Tuesday, December 22, 2009

First draft done, and I survived

I finished the first draft of my novel yesterday - I don't know how many words I wrote. It was more than 2,000 and the wordcount minimum shouldn't be an issue for the entire redraft. That's my usual process, to struggle and have crises and want to cry through the first, awful draft, then step back, see what I've written, and be able to write with a purpose through the redraft. I hate that first part. I *love* the second part.

Not that the second part is all downhill. I'll still hit key scenes that just won't work and will require major restructuring of the overall plot. I'll still have crises of faith where I look at how long I've worked on a piece and convince myself that I'm wasting my time and everyone will laugh at me when I send the piece out.

But over the last ten years, it has gotten a little easier. When I graduated from Clarion West, I wrote and wrote and wrote and sold nothing for five years, even though I could produce a short story a month. Now I write and write and write and produce even less - those short stories that used to take a month now take 3-5, because my awareness of their faults has been refined some. But, quite often they sell. Now I'm working on a novel that I believe in and that is not just artistically challenging, but fun. I don't want to sound too confident about selling it for fear that I'll jinx myself.

However my feelings for this novel are like the feelings I had for Time and Eternity - my Mormon romance. It was really, honestly, the best I could do. I was throwing my whole self, all my hard won skills and all my hopes and dreams for selling a novel into it, and it sold to the second place I sent it. That was the LDS market, which is much smaller and less competitive than the national market.

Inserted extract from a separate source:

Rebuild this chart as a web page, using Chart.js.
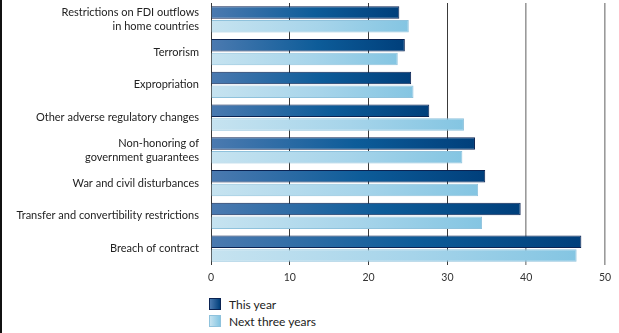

The last novel I sent out to agents for the national market got me quite a few personalized responses and even a request for a rewrite. Many who rejected it conceded that it was publishable and that I should be able to find an agent for it. Why did I quit looking? Because I didn't love it as much as I felt like I should, and the reason for that was because I'd held myself at a distance while writing it. I didn't want to get hurt when it got rejected time and again. This time I'm not holding myself at a distance, and so the submission process will be way more painful. I'll be more tenacious, though. I've put way too much of myself into this project to give up easily. I'll sub it to 50 agents if I have to, or a 100. This time, I'm going all in.

Friends of my husband may want to be extra nice to him this coming year. I'm conscious of not taking my stress out on him, but we're all happier when neither of us is stressed!